_GIVEN TASK_: Begin at the top of the records below and return each line exactly through the line with "ax = fig.add_axes([0.1168, 0.2052, 0.8229, 0.6313])". Skip pictures.

Records with drawing code:
——————————

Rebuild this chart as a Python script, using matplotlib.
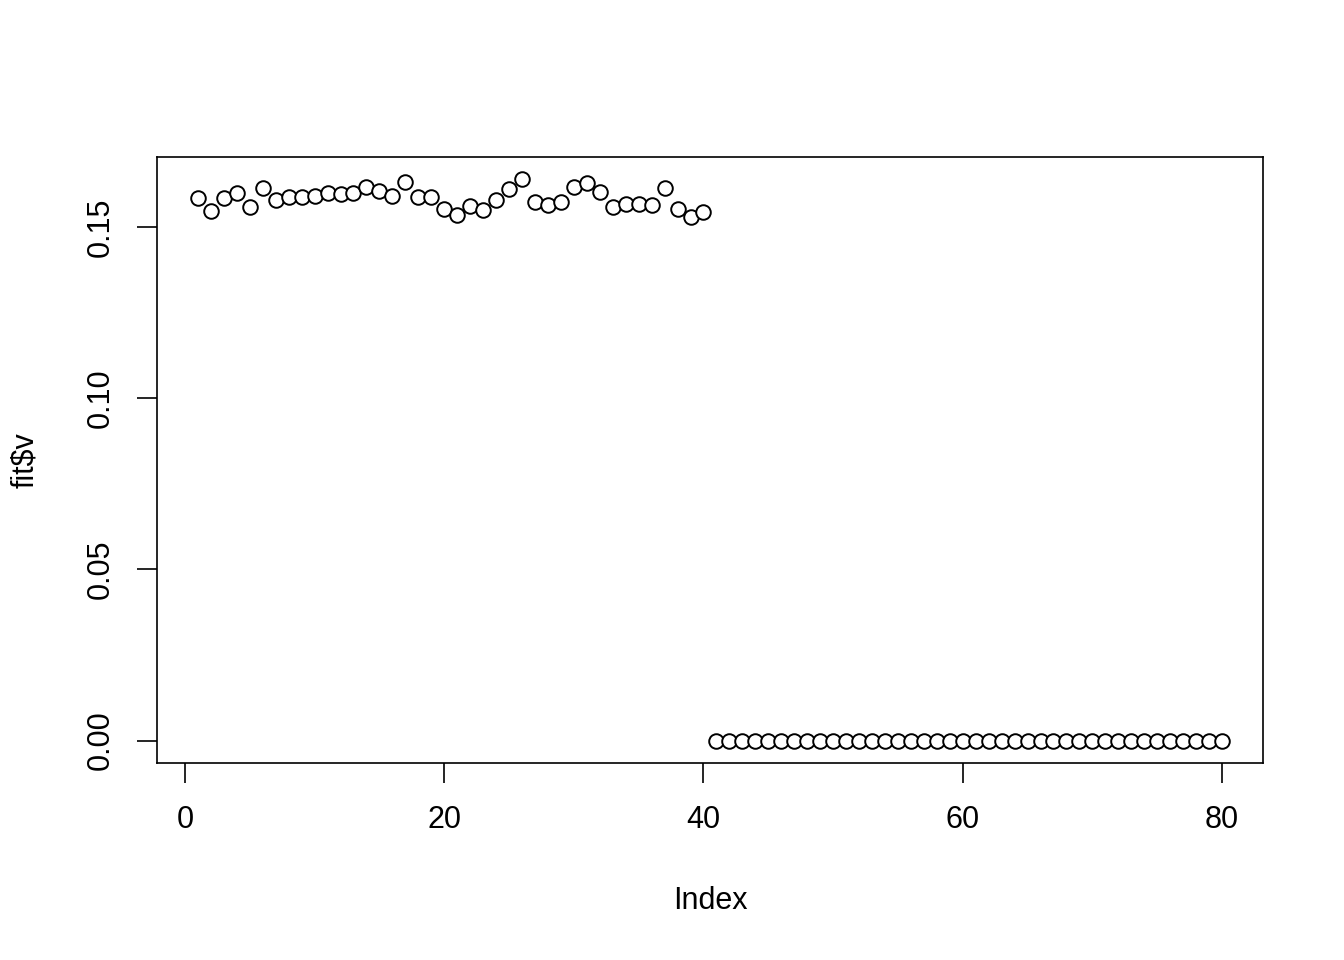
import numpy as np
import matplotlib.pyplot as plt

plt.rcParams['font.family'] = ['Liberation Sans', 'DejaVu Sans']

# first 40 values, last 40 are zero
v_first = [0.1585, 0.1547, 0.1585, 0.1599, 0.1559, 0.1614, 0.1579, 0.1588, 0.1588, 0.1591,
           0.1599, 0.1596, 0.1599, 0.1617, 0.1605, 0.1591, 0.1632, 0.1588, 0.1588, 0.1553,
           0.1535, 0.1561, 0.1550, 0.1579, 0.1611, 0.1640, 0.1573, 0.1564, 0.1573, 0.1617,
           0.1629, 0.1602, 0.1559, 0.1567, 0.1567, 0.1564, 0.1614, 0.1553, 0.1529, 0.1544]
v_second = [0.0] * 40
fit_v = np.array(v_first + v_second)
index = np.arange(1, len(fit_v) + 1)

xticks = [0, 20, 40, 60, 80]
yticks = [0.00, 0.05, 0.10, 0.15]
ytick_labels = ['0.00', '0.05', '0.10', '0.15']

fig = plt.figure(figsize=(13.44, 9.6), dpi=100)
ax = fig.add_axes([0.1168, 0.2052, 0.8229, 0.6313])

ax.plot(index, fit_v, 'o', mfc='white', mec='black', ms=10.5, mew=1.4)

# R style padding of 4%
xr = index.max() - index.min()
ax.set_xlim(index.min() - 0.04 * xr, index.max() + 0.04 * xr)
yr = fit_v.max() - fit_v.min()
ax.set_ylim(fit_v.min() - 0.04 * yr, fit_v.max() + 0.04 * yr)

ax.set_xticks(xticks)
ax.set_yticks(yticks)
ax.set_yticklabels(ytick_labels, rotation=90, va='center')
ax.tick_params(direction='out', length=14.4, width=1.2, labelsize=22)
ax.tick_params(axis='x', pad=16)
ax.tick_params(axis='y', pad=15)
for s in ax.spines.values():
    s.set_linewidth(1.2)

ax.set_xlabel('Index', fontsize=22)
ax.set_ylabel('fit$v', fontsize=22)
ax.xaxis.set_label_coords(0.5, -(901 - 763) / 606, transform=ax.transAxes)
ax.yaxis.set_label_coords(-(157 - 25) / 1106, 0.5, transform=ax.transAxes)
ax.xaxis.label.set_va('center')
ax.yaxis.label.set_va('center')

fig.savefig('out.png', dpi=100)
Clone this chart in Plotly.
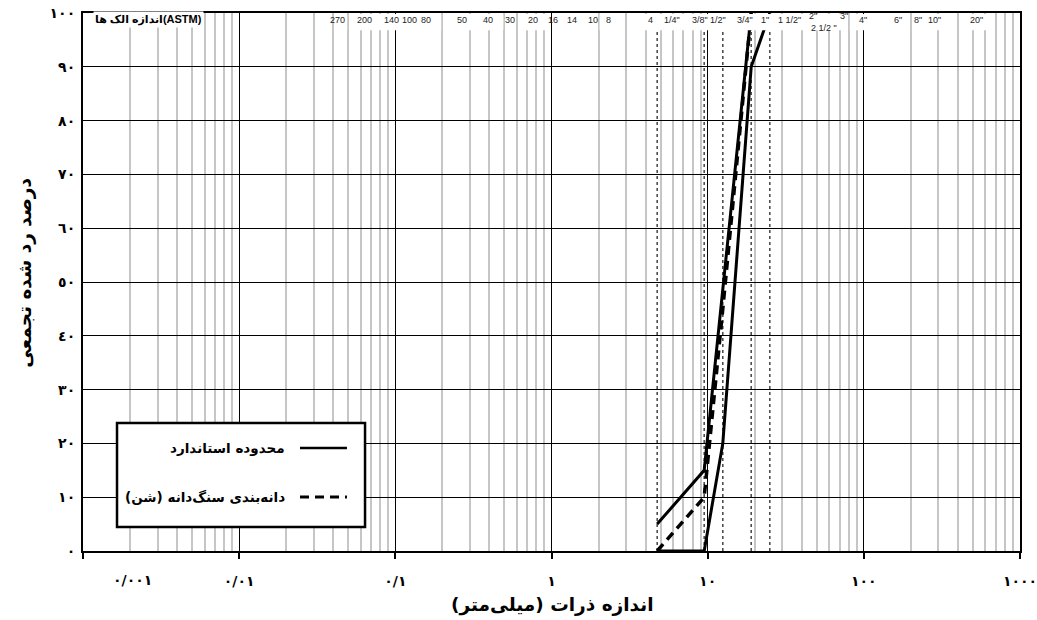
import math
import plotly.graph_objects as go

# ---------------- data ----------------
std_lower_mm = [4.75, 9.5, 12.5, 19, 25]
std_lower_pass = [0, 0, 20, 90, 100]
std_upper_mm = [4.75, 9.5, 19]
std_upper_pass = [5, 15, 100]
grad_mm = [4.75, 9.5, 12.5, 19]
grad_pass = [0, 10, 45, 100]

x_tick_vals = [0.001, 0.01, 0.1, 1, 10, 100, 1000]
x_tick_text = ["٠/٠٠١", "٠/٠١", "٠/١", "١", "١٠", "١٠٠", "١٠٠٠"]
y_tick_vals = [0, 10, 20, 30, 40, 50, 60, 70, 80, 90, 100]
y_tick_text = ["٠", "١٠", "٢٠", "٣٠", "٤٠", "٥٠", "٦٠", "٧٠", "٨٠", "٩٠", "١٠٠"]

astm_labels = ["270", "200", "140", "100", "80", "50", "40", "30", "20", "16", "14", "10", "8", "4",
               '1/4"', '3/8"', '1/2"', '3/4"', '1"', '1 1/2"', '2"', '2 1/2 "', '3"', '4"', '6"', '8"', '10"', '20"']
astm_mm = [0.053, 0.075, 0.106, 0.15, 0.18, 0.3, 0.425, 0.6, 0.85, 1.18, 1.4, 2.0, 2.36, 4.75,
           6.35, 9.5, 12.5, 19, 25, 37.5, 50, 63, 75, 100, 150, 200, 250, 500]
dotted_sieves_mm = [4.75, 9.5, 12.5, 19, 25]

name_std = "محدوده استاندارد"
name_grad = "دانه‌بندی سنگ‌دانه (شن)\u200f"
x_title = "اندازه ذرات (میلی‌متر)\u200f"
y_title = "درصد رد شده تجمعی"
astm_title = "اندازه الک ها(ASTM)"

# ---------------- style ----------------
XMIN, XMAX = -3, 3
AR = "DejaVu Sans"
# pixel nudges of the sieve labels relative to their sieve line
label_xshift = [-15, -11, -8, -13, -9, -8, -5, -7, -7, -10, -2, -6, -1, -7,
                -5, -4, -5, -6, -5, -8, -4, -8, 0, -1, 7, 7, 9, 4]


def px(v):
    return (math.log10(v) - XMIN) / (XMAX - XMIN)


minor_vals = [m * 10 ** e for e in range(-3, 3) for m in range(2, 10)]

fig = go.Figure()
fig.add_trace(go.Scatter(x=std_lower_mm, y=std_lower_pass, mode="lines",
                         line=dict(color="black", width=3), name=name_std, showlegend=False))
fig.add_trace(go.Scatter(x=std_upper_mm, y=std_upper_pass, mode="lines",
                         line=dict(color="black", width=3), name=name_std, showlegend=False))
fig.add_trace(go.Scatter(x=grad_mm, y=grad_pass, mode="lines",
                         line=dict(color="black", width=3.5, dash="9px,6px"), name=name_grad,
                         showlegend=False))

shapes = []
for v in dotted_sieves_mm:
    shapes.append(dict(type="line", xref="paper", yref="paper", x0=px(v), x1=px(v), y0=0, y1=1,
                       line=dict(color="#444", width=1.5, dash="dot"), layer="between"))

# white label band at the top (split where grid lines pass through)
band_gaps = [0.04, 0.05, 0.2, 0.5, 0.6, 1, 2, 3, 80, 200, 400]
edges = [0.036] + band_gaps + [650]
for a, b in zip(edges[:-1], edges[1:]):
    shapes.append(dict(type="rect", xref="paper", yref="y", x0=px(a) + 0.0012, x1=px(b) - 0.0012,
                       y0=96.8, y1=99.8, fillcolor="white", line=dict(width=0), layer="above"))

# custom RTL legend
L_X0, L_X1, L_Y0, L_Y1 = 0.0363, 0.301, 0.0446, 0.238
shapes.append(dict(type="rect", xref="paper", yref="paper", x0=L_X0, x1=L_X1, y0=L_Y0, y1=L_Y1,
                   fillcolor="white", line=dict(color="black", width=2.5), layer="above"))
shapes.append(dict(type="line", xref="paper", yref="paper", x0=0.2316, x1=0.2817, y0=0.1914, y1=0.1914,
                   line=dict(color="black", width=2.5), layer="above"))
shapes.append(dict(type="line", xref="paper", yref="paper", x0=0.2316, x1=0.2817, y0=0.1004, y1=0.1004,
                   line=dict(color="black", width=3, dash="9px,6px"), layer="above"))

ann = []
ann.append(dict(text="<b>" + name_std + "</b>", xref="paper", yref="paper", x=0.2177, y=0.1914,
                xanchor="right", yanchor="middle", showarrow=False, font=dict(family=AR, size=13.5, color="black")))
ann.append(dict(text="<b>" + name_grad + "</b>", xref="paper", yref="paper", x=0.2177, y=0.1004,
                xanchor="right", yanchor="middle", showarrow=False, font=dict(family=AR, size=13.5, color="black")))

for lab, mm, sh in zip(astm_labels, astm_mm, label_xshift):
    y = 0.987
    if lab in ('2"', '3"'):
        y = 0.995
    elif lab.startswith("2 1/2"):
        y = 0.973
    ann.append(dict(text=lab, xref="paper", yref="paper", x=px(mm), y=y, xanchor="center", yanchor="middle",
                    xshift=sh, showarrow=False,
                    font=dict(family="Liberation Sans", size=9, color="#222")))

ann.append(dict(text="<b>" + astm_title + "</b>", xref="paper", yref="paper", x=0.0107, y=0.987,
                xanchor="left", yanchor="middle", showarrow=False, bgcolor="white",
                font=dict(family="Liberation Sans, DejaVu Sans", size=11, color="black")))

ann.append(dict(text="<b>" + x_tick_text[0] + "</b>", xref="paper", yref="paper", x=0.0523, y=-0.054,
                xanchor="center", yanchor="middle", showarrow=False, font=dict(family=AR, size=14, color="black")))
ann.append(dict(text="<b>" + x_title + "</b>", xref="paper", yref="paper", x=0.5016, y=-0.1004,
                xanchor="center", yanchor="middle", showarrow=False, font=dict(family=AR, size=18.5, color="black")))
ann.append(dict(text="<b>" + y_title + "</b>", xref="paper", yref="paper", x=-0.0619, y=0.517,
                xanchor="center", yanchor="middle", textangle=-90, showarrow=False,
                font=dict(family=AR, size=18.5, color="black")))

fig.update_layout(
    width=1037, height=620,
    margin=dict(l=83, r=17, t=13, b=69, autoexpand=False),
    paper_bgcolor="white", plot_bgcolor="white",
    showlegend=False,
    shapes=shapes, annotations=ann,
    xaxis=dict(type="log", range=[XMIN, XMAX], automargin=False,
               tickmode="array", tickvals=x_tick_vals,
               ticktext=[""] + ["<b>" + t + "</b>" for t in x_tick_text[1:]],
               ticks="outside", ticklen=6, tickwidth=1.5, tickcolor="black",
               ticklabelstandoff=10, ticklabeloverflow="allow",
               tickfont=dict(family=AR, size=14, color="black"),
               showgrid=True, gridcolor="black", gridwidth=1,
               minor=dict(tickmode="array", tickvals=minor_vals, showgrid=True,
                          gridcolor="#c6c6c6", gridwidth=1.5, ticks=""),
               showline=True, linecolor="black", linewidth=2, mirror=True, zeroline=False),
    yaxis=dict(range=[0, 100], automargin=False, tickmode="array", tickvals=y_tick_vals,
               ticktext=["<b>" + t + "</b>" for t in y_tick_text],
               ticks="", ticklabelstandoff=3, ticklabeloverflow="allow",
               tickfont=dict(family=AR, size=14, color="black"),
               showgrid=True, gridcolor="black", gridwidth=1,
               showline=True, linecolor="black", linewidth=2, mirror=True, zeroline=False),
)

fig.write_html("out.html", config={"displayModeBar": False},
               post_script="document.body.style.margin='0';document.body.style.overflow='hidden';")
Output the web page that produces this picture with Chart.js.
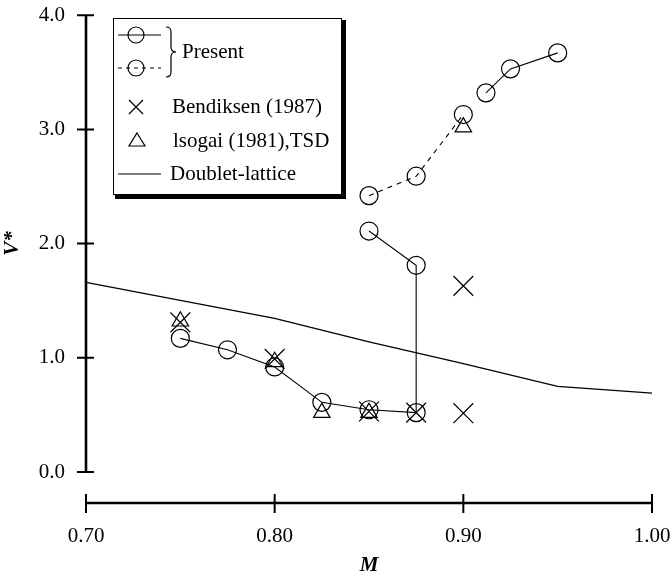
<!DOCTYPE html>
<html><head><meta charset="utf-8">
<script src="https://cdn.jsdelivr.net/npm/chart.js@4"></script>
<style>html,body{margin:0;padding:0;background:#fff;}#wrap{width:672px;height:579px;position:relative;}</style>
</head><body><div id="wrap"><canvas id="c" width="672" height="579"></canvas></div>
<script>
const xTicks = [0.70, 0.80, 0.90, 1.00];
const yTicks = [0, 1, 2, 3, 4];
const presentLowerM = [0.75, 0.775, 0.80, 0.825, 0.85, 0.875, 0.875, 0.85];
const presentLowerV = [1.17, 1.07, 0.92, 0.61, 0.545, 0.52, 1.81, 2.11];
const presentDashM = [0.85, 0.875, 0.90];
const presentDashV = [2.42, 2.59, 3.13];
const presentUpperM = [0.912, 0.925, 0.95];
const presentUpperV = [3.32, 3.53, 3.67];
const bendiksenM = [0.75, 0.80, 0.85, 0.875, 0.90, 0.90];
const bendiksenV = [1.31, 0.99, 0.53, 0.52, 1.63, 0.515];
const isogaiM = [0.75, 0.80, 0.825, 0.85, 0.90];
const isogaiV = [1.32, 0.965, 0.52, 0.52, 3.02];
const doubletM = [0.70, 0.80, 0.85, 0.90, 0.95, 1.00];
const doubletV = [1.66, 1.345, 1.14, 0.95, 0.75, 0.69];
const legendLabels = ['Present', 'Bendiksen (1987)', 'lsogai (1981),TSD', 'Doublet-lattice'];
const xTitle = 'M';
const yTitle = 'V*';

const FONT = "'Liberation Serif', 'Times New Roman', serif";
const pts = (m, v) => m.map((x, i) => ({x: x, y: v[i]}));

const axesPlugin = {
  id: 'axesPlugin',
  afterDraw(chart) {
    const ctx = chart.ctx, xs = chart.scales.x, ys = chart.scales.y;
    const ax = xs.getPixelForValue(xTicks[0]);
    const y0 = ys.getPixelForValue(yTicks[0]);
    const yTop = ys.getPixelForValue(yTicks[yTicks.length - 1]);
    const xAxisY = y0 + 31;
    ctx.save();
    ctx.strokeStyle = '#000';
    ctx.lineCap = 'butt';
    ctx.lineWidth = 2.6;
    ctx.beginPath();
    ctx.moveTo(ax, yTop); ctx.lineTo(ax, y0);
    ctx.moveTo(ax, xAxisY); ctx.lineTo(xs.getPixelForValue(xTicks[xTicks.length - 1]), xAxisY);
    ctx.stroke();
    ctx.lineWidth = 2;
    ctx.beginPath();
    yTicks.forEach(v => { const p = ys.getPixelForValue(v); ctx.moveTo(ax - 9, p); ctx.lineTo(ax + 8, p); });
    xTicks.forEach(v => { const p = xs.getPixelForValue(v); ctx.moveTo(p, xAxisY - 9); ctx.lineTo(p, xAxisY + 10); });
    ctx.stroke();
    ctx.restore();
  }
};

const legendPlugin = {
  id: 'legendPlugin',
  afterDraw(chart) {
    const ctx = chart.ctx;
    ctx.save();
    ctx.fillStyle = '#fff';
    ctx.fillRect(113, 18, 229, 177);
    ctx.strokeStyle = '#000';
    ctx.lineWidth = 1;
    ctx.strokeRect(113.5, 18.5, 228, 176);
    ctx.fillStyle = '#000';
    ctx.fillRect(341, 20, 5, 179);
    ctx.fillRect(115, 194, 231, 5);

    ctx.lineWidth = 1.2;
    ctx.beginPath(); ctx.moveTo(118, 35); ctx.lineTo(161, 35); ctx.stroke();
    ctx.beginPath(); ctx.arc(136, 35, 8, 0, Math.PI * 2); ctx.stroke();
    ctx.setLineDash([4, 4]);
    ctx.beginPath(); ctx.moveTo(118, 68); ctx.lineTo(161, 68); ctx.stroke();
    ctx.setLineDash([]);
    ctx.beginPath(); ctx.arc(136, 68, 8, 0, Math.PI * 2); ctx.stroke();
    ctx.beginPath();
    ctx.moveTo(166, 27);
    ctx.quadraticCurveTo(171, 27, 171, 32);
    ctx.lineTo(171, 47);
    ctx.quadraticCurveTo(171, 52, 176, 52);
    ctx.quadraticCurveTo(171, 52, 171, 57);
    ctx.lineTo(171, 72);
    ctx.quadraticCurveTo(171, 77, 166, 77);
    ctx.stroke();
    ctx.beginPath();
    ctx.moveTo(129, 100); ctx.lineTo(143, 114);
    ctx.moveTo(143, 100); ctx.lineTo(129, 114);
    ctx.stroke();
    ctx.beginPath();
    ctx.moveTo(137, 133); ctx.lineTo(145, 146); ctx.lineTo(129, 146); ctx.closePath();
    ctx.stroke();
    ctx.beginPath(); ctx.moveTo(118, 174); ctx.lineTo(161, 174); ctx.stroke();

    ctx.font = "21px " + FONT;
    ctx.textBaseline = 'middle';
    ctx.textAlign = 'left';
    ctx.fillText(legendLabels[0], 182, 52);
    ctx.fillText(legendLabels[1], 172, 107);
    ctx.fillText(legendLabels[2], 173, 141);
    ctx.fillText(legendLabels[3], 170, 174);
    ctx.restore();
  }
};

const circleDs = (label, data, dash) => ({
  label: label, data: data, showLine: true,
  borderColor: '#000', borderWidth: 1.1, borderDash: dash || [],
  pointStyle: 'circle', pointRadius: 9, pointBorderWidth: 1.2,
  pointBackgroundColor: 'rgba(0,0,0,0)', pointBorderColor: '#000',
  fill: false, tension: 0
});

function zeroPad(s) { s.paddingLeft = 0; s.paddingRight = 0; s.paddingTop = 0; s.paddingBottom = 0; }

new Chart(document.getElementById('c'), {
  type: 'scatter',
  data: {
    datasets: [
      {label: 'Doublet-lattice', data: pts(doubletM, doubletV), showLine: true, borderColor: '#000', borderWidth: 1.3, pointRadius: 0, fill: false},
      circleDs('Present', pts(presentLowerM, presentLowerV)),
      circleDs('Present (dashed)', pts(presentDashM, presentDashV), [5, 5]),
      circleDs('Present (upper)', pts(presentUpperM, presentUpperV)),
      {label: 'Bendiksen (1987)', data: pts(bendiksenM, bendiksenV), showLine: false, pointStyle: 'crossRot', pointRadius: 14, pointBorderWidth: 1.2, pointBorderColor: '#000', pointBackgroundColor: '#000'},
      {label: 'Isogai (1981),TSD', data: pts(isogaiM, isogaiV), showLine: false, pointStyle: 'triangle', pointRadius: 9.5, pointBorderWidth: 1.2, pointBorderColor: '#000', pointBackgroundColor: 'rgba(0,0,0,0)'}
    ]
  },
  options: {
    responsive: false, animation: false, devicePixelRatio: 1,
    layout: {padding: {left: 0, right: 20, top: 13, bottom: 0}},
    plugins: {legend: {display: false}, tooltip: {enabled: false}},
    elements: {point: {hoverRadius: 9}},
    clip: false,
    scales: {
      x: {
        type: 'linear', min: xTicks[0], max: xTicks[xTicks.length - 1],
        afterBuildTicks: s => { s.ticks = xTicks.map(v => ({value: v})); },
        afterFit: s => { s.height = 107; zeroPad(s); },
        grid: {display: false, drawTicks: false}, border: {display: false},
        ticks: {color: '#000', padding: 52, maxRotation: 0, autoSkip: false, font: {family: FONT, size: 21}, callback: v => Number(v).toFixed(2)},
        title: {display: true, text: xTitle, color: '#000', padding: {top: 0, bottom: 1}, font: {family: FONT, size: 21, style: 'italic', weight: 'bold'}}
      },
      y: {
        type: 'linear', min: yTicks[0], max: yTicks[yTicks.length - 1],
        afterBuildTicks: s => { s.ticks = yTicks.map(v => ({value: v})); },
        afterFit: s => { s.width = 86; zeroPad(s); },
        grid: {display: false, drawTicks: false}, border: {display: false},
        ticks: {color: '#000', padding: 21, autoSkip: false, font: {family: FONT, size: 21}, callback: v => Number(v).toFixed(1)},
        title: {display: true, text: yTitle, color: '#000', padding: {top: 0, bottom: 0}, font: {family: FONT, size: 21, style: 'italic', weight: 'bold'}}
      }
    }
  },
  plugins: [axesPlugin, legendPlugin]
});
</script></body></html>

——————————

_FULL RESPONSE_:
Rebuild this chart as a Python script, using matplotlib.
import numpy as np
import matplotlib.pyplot as plt

plt.rcParams['font.family'] = ['Liberation Sans', 'DejaVu Sans']

# first 40 values, last 40 are zero
v_first = [0.1585, 0.1547, 0.1585, 0.1599, 0.1559, 0.1614, 0.1579, 0.1588, 0.1588, 0.1591,
           0.1599, 0.1596, 0.1599, 0.1617, 0.1605, 0.1591, 0.1632, 0.1588, 0.1588, 0.1553,
           0.1535, 0.1561, 0.1550, 0.1579, 0.1611, 0.1640, 0.1573, 0.1564, 0.1573, 0.1617,
           0.1629, 0.1602, 0.1559, 0.1567, 0.1567, 0.1564, 0.1614, 0.1553, 0.1529, 0.1544]
v_second = [0.0] * 40
fit_v = np.array(v_first + v_second)
index = np.arange(1, len(fit_v) + 1)

xticks = [0, 20, 40, 60, 80]
yticks = [0.00, 0.05, 0.10, 0.15]
ytick_labels = ['0.00', '0.05', '0.10', '0.15']

fig = plt.figure(figsize=(13.44, 9.6), dpi=100)
ax = fig.add_axes([0.1168, 0.2052, 0.8229, 0.6313])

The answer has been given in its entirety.